The Pensions Institute argues that if newly enrolled workers join a multi-employer scheme, or a newly established company scheme run by an insurance firm, then they will probably pay low total charges, amounting to about 0.5% of the funds under management each year.
But if they join an older established company defined-contribution scheme of their employer's, the charges are likely to be much higher.
"A 'brownfield' employer... is likely to have been sold a contract based scheme in the 1990s or early 2000s, with a total member charge [known as a total expense ratio] of 2-3% of assets under management," the report says.
"Unless these employers are told otherwise, they will use their existing schemes for auto-enrolment. If this happens, millions of members will suffer detriment."
The research was sponsored by NOW:Pensions, a UK offshoot of the Danish ATP pension fund which in Denmark covers 160,000 employers and 4.7m workers.
It has been trying to establish itself in the UK by offering its services to employers who, under auto-enrolment, will be forced for the first time to offer their staff a pension scheme, to which the employers as well as the employees must contribute.
NOW:Pensions is in competition with other group pension providers, such as the recently established Nest and the long established B&CE multi-employer pension scheme for the construction industry.
Kite mark needed
The Pensions Institute argues that high charges are opaque, even to the employers themselves.
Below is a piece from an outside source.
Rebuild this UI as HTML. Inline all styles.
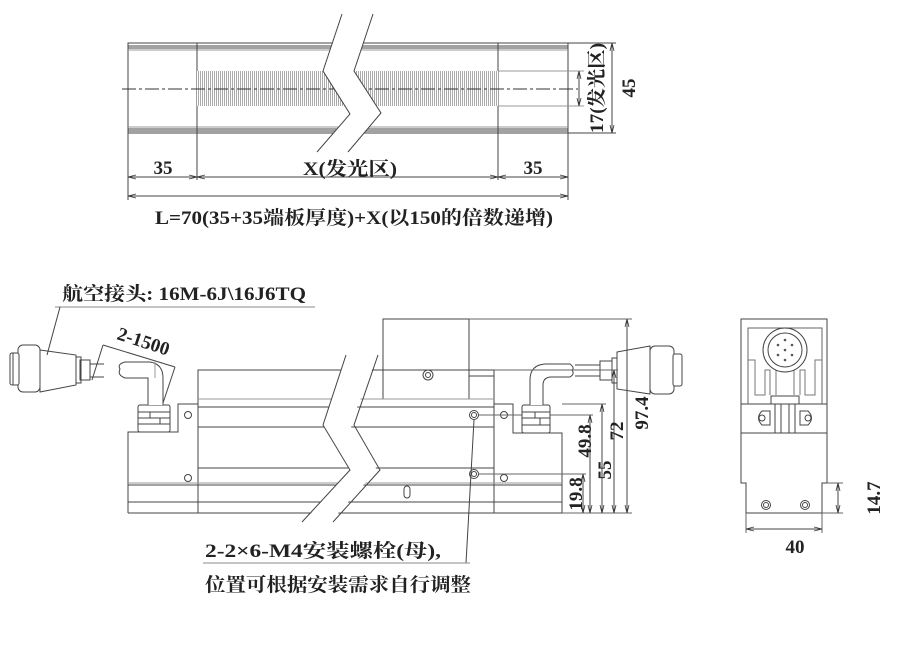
<!DOCTYPE html>
<html><head><meta charset="utf-8"><style>
html,body{margin:0;padding:0;background:#fff;}
svg{display:block}
text{font-family:"Liberation Serif","Noto Serif CJK SC",serif;font-weight:bold;fill:#222}
</style></head><body>
<svg width="911" height="662" viewBox="0 0 911 662" xmlns="http://www.w3.org/2000/svg">
<defs>
<pattern id="h" width="2" height="4" patternUnits="userSpaceOnUse"><rect width="2" height="4" fill="#fff"/><rect width="1" height="4" fill="#aaa"/></pattern>
<marker id="a" markerWidth="8" markerHeight="6" refX="8" refY="3" orient="auto-start-reverse" markerUnits="userSpaceOnUse"><path d="M0,1 L8,3 L0,5" fill="none" stroke="#333" stroke-width="0.8"/></marker>
</defs>
<g stroke="#444" stroke-width="1" fill="none">
<rect x="128" y="43" width="440" height="90"/>
<line x1="128" y1="46" x2="568" y2="46"/><line x1="128" y1="48" x2="568" y2="48"/><line x1="128" y1="50" x2="568" y2="50" stroke="#999"/>
<line x1="128" y1="127" x2="568" y2="127" stroke="#999"/><line x1="128" y1="129" x2="568" y2="129"/><line x1="128" y1="131" x2="568" y2="131"/>
<line x1="197" y1="43" x2="197" y2="133"/><line x1="498" y1="43" x2="498" y2="133"/>
<rect x="197" y="71" width="301" height="35" fill="url(#h)" stroke="none"/>
<line x1="122" y1="89" x2="578" y2="89" stroke="#333" stroke-dasharray="14,3,3,3"/>
<polygon points="342,14 323,71 350,114 317,152 348,152 381,113 354,71 373,14" fill="#fff" stroke="none"/>
<polyline points="342,14 323,71 350,114 317,152"/>
<polyline points="373,14 354,71 381,113 348,152"/>
<line x1="128" y1="133" x2="128" y2="200"/><line x1="197" y1="133" x2="197" y2="180"/><line x1="498" y1="133" x2="498" y2="180"/><line x1="568" y1="133" x2="568" y2="200"/>
<line x1="128" y1="177" x2="197" y2="177" marker-start="url(#a)" marker-end="url(#a)"/>
<line x1="197" y1="177" x2="498" y2="177" marker-start="url(#a)" marker-end="url(#a)"/>
<line x1="498" y1="177" x2="568" y2="177" marker-start="url(#a)" marker-end="url(#a)"/>
<line x1="128" y1="196" x2="568" y2="196" marker-start="url(#a)" marker-end="url(#a)"/>
<line x1="568" y1="43" x2="616" y2="43"/><line x1="568" y1="133" x2="616" y2="133"/>
<line x1="612" y1="43" x2="612" y2="133" marker-start="url(#a)" marker-end="url(#a)"/>
<line x1="498" y1="71" x2="584" y2="71" stroke="#999"/><line x1="498" y1="106" x2="584" y2="106" stroke="#999"/>
<line x1="579" y1="71" x2="579" y2="106" marker-start="url(#a)" marker-end="url(#a)"/>

<rect x="383" y="319" width="86" height="80"/>
<circle cx="428" cy="375" r="5"/><circle cx="428" cy="375" r="2.5"/>
<path d="M198,404 L198,370 L494,370 L494,404"/>
<line x1="469" y1="376" x2="494" y2="376"/>
<path d="M128,513 L128,432 L178,432 L178,404 L198,404"/>
<path d="M494,404 L513,404 L513,433 L562,433 L562,513"/>
<line x1="128" y1="513" x2="562" y2="513"/>
<line x1="198" y1="404" x2="198" y2="513"/><line x1="494" y1="404" x2="494" y2="513"/>
<line x1="198" y1="399" x2="494" y2="399" stroke="#999"/>
<line x1="198" y1="407" x2="494" y2="407"/>
<line x1="198" y1="427" x2="494" y2="427"/>
<line x1="198" y1="468" x2="494" y2="468"/>
<line x1="128" y1="483" x2="562" y2="483" stroke="#999"/><line x1="128" y1="485" x2="562" y2="485"/>
<line x1="128" y1="502" x2="562" y2="502"/>
<circle cx="188" cy="415" r="3.5"/><circle cx="188" cy="478" r="3.5"/>
<circle cx="504" cy="415" r="3.5"/><circle cx="504" cy="478" r="3.5"/>
<rect x="404" y="486" width="6" height="12" rx="3"/>
<circle cx="474" cy="415" r="4.5"/><circle cx="474" cy="415" r="2.5"/>
<circle cx="474" cy="474" r="4.5"/><circle cx="474" cy="474" r="2.5"/>
<line x1="479" y1="415" x2="593" y2="415" stroke="#666"/><line x1="479" y1="474" x2="586" y2="474" stroke="#666"/>
<polygon points="346,355 323,425 350,470 305,520 332,520 377,470 350,425 378,355" fill="#fff" stroke="none"/>
<polyline points="346,355 323,425 350,470 302,522"/>
<polyline points="378,355 354,425 380,470 333,522"/>
<rect x="138" y="405" width="32" height="27" rx="2" fill="#fff"/>
<line x1="138" y1="412" x2="170" y2="412"/><line x1="138" y1="418" x2="170" y2="418"/><line x1="138" y1="424" x2="170" y2="424"/>
<line x1="150" y1="412" x2="150" y2="418"/><line x1="160" y1="418" x2="160" y2="424"/>
<path d="M148,405 L148,378 L125,378 Q117,375 120,369 Q117,364 125,362 L150,362 Q163,364 163,378 L163,405" fill="#fff"/>
<line x1="155" y1="362" x2="155" y2="378" stroke="#999"/>
<path d="M90,364 L104,364 M90,377 L104,377"/>
<rect x="80" y="360" width="10" height="20"/>
<rect x="76" y="357" width="5" height="26"/>
<path d="M40,350 L76,355 L76,385 L40,392 Z" fill="#fff"/>
<rect x="18" y="345" width="22" height="47" rx="5" fill="#fff"/>
<rect x="10" y="353" width="9" height="32" rx="2" fill="#fff"/>
<line x1="13" y1="353" x2="13" y2="385"/>
<line x1="103" y1="345" x2="175" y2="367"/>
<line x1="103" y1="345" x2="92" y2="380"/><line x1="175" y1="367" x2="163" y2="403"/>
<line x1="55" y1="307" x2="315" y2="307" stroke="#888"/>
<line x1="60" y1="307" x2="47" y2="355"/>
<rect x="522" y="405" width="28" height="28" rx="2" fill="#fff"/>
<line x1="522" y1="412" x2="550" y2="412"/><line x1="522" y1="418" x2="550" y2="418"/><line x1="522" y1="425" x2="550" y2="425"/>
<line x1="535" y1="412" x2="535" y2="418"/><line x1="540" y1="418" x2="540" y2="425"/>
<path d="M530,405 L530,380 Q530,365 545,364 L570,364 Q575,368 572,370 Q575,374 570,377 L550,377 Q543,378 543,385 L543,405" fill="#fff"/>
<path d="M575,365 L600,365 M575,376 L600,376"/>
<rect x="600" y="361" width="12" height="19"/>
<rect x="612" y="358" width="5" height="25"/>
<path d="M617,352 L650,346 L650,394 L617,389 Z" fill="#fff"/>
<rect x="650" y="346" width="24" height="48" rx="5" fill="#fff"/>
<rect x="673" y="354" width="9" height="32" rx="2" fill="#fff"/>
<line x1="469" y1="319" x2="632" y2="319" stroke="#666"/>
<line x1="494" y1="370" x2="618" y2="370" stroke="#666"/>
<line x1="562" y1="404" x2="606" y2="404" stroke="#666"/>
<line x1="562" y1="513" x2="632" y2="513" stroke="#666"/>
<line x1="583" y1="474" x2="583" y2="513" marker-start="url(#a)" marker-end="url(#a)"/>
<line x1="590" y1="415" x2="590" y2="513" marker-start="url(#a)" marker-end="url(#a)"/>
<line x1="602" y1="404" x2="602" y2="513" marker-start="url(#a)" marker-end="url(#a)"/>
<line x1="614" y1="370" x2="614" y2="513" marker-start="url(#a)" marker-end="url(#a)"/>
<line x1="627" y1="319" x2="627" y2="513" marker-start="url(#a)" marker-end="url(#a)"/>
<line x1="474" y1="420" x2="466" y2="563"/>
<line x1="203" y1="563" x2="470" y2="563" stroke="#888"/>

<path d="M741,319 L827,319 L827,483 L822,483 L822,513 L746,513 L746,483 L741,483 Z"/>
<line x1="741" y1="404" x2="827" y2="404"/><line x1="741" y1="433" x2="827" y2="433"/>
<path d="M748,404 L748,328 L822,328 L822,404" stroke="#666"/>
<path d="M748,360 L755,360 L755,395 L765,395 L765,370 L770,370 L770,395 M822,360 L815,360 L815,395 L805,395 L805,370 L800,370 L800,395" stroke="#777"/>
<path d="M776,365 L776,395 M794,365 L794,395" stroke="#777"/>
<circle cx="785" cy="350" r="22" fill="#fff"/><circle cx="785" cy="350" r="17"/>
<g fill="#555" stroke="none"><circle cx="785" cy="350" r="1.3"/><circle cx="778" cy="345" r="1.3"/><circle cx="792" cy="345" r="1.3"/><circle cx="778" cy="355" r="1.3"/><circle cx="792" cy="355" r="1.3"/><circle cx="785" cy="340" r="1.3"/><circle cx="785" cy="360" r="1.3"/></g>
<rect x="771" y="396" width="28" height="8" fill="#fff"/>
<rect x="775" y="404" width="20" height="29"/>
<line x1="781" y1="404" x2="781" y2="433"/><line x1="789" y1="404" x2="789" y2="433"/>
<path d="M770,411 L762,411 Q755,418 762,425 L770,425 Z M800,411 L808,411 Q815,418 808,425 L800,425 Z" fill="#fff"/>
<circle cx="762" cy="418" r="3"/><circle cx="808" cy="418" r="3"/>
<circle cx="766" cy="505" r="4.5"/><circle cx="766" cy="505" r="2.5"/>
<circle cx="805" cy="505" r="4.5"/><circle cx="805" cy="505" r="2.5"/>
<line x1="746" y1="513" x2="746" y2="533" stroke="#666"/><line x1="822" y1="513" x2="822" y2="533" stroke="#666"/>
<line x1="746" y1="529" x2="822" y2="529" marker-start="url(#a)" marker-end="url(#a)"/>
<line x1="827" y1="483" x2="843" y2="483" stroke="#666"/><line x1="822" y1="513" x2="843" y2="513" stroke="#666"/>
<line x1="838" y1="483" x2="838" y2="513" marker-start="url(#a)" marker-end="url(#a)"/>
</g>

<g font-size="19">
<text x="163" y="174" text-anchor="middle">35</text>
<text x="350" y="175" text-anchor="middle" textLength="94" lengthAdjust="spacingAndGlyphs">X(发光区)</text>
<text x="533" y="174" text-anchor="middle">35</text>
<text x="155" y="224" textLength="398" lengthAdjust="spacingAndGlyphs">L=70(35+35端板厚度)+X(以150的倍数递增)</text>
<text transform="translate(635,88) rotate(-90)" text-anchor="middle">45</text>
<text transform="translate(603,88) rotate(-90)" text-anchor="middle" textLength="90" lengthAdjust="spacingAndGlyphs">17(发光区)</text>
<text x="62" y="300" textLength="244" lengthAdjust="spacingAndGlyphs">航空接头: 16M-6J\16J6TQ</text>
<text transform="translate(116,339) rotate(18)">2-1500</text>
<text x="205" y="557" textLength="236" lengthAdjust="spacingAndGlyphs">2-2×6-M4安装螺栓(母),</text>
<text x="205" y="591" textLength="266" lengthAdjust="spacingAndGlyphs">位置可根据安装需求自行调整</text>
<text transform="translate(582,494) rotate(-90)" text-anchor="middle">19.8</text>
<text transform="translate(591,441) rotate(-90)" text-anchor="middle">49.8</text>
<text transform="translate(611,470) rotate(-90)" text-anchor="middle">55</text>
<text transform="translate(623,431) rotate(-90)" text-anchor="middle">72</text>
<text transform="translate(648,413) rotate(-90)" text-anchor="middle">97.4</text>
<text x="795" y="553" text-anchor="middle">40</text>
<text transform="translate(880,498) rotate(-90)" text-anchor="middle">14.7</text>
</g>
</svg>
</body></html>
If nothing is done about the problem of excessive costs, then the whole auto-enrolment project will eventually lay itself open to accusations of pension mis-selling on a huge scale, the authors say.
The solution, the report argues, is to abolish high charges on "legacy" DC schemes, either by voluntary agreement, or by regulation, to bring them down to no more than 0.5%.
Also, a new kitemark system should be devised which would identify well-run, low-charge, schemes for the benefit of both employers and their staff.
Professor David Blake, director of the Pensions Institute, said there was still time to act, which would be of particular benefit to the many small employers.
"These employers are not required to introduce auto-enrolment immediately but many companies will need to be prepared by mid- to late-2013," he pointed out.
"A clearly signposted kitemark website for good quality value-for-money schemes - available to all employers, irrespective of their size and employee profile - would facilitate fair and equal treatment for all private sector employees, irrespective of how much they earn and the company for which they work," he added.
Tom McPhail, pensions expert at financial adviser Hargreaves Lansdown, said the report exaggerated the risk of workers being auto-enrolled into a high charging scheme.
"Recent DWP research shows that average pension charges for workplace pensions are now below 1%," he said.
"The report calls for a price cap on group pensions of 0.5%. We believe that this would stifle innovation, undermine member service and communication and ultimately it would lead to poorer member outcomes."